No dad at home; just her single mom who worked as an administrative something-or-other at the high school. I can’t recall if the parents had divorced or if the father had died or what.
I never quite closed the deal with Sally but she definitely liked or was drawn to me. I realized her feelings were strong when I ran into her at a summer party. We’d both been drinking but Sally was a little more bombed than I, and as soon as I saw her I didn’t try to chat her up or otherwise occupy her sphere — the opposite, in fact. I played it casual, blase, laid-back. Which infuriated her.
So she ran up to me, shouted my name and slapped me hard. I took it like Lee Marvin did when Angie Dickinson started whacking him in that scene from Point Blank. Sally became even more agitated. “Jeff!” and another hard slap. Wash, rinse, repeat…she slapped me at least three times, maybe four.
“This is good,” I was saying to myself. “She wouldn’t be hitting me if she was indifferent.” I stuck to my low-key Marvin.
Sally had several concurrent boyfriends at the time. I was fourth in line, I gradually learned. (Or was I fifth?) The others included a football jock (since deceased), a wealthy man’s son from Ridgefield (died from a drug overdose) and a local cop in his mid to late 20s. I was strictly backup. Scraps, leftovers. For someone already beset with low self-esteem, this situation fit perfectly.
I’m not saying all high-school girls are fickle and flighty, but a lot of them are. Or they were, at least, when I was an awkward, insecure WASP schlemiel.
Flash forward to the mid ’80s, when I had a brief thing with an extremely dishy lady who was dealing with an unstable ex. So unstable, in fact, that when I visited her one night he called up and came over and rang the bell (she told me to ignore him) and then started pacing back and forth on the front lawn, calling out to her and talking to himself and generally creating a neighborhood spectacle.

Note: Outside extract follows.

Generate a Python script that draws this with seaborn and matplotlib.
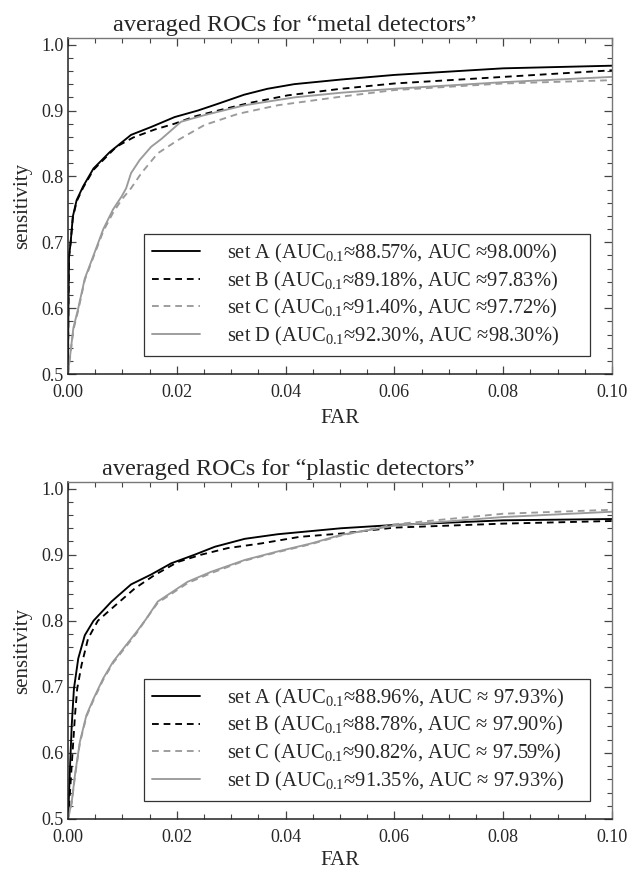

Girls sometimes choose badly, some guys can’t handle rejection, and sometimes you have to put up your dukes.
It did occur to me as this psychodrama was unfolding, of course, that anyone with a looney-tunes ex might be a little screwy themselves, or might be a little dishonest or manipulative or flaky. You are who you go out with.
This ex-boyfriend episode wasn’t enough to put me off (she was beautiful and curvaceous and breathtaking in bed), but it did give me pause. I know that if she’d had two ex-boyfriends knocking on the door I would have said “wow, this is really weird” and “something isn’t right.” And if she’d had three guys pleading for forgiveness and restitution I would have said “okay, she obviously likes guys fighting for her affections” and taken a hike.